En el acto de presentación de la Encíclica, el viernes 18 de febrero, pude disfrutar de una interesante demostración de democracia vaticana. El cardenal Etchegaray y el obispo Mejía, presidente y vicepresidente de la Comisión «Iustitia et Pax», respectivamente, hicieron la presentación de la Carta, con explicación de su carácter y de su contenido. Luego se sometieron, como lo haría en una rueda de prensa en alguno de nuestros países el gobernante más democrático, a la implacable curiosidad de los comunicadores sociales: algunos de estos replicaron y contra-replicaron a los prelados con respeto pero con absoluta libertad.

Al día siguiente (sábado) pude, en una mañana, verificar con mis propios ojos la universalidad de la Iglesia. Juan Pablo II, quien me recibió y conversó con ese sentido profundamente humano que le es propio y que lo hace a uno sentir su amigo y tenerle verdadero afecto, recibió al embajador de Japón (de frac) y su esposa (en un bello kimono de ceremonial); luego, a unos treinta obispos africanos, encabezados por varios cardenales; después a mí, un latinoamericano; seguidamente, a un grupo de europeos asistente a un congreso científico, y finalmente, a los músicos y coros de la Armada Roja, que habían venido a Roma en misión de intercambio cultural y ofrecieron a Su Santidad un breve concierto, en prenda de respeto y simpatía.
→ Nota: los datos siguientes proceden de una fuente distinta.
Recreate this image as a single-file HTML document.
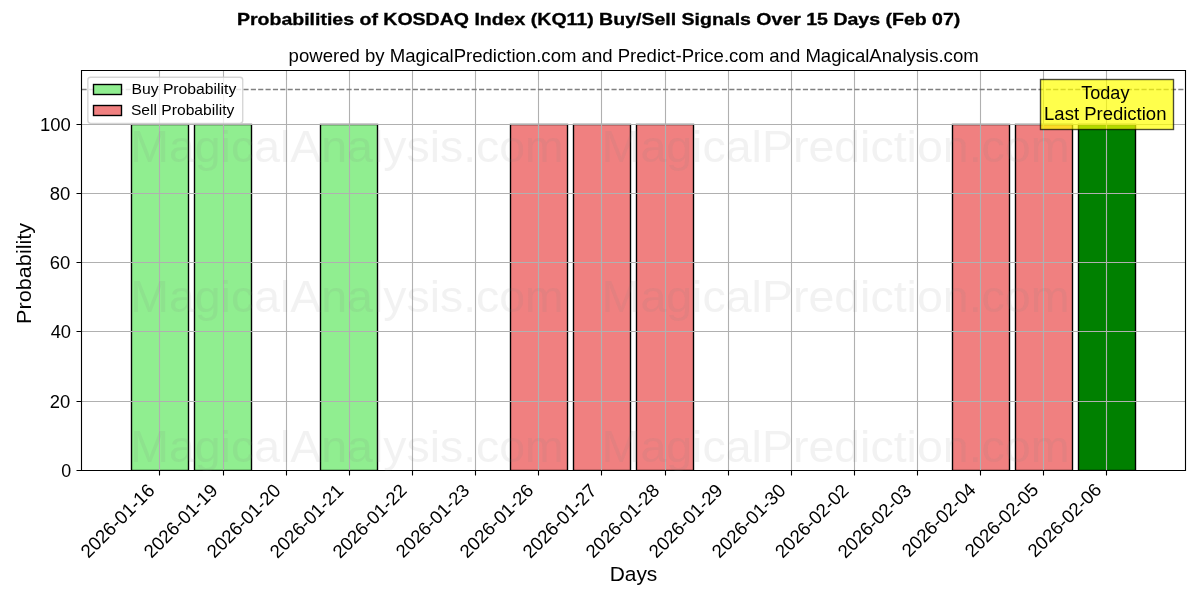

Total: en un rato pasaron por la Sede de Pedro representantes del Asia, del África, de América, de Europa y de la Unión Soviética…

Esa universalidad de la Iglesia, presente en su Supremo Pastor, no ha perdido, sino que lo mantiene y fortalece cada día, su acento social, «Sollicitudo rei socialis». Estoy convencido de que esa preocupación social va a tomar mayor incremento aún y a ofrecer mucha claridad y estímulo a todos los pueblos de la tierra, en los tres años que falta para cumplirse lo que puede denominarse con razón un siglo de doctrina social cristiana. El centenario de la Encíclica «Rerum Novarum», de León XIII, el 15 de mayo de 1991, será la culminación de cien años de grandes acontecimientos.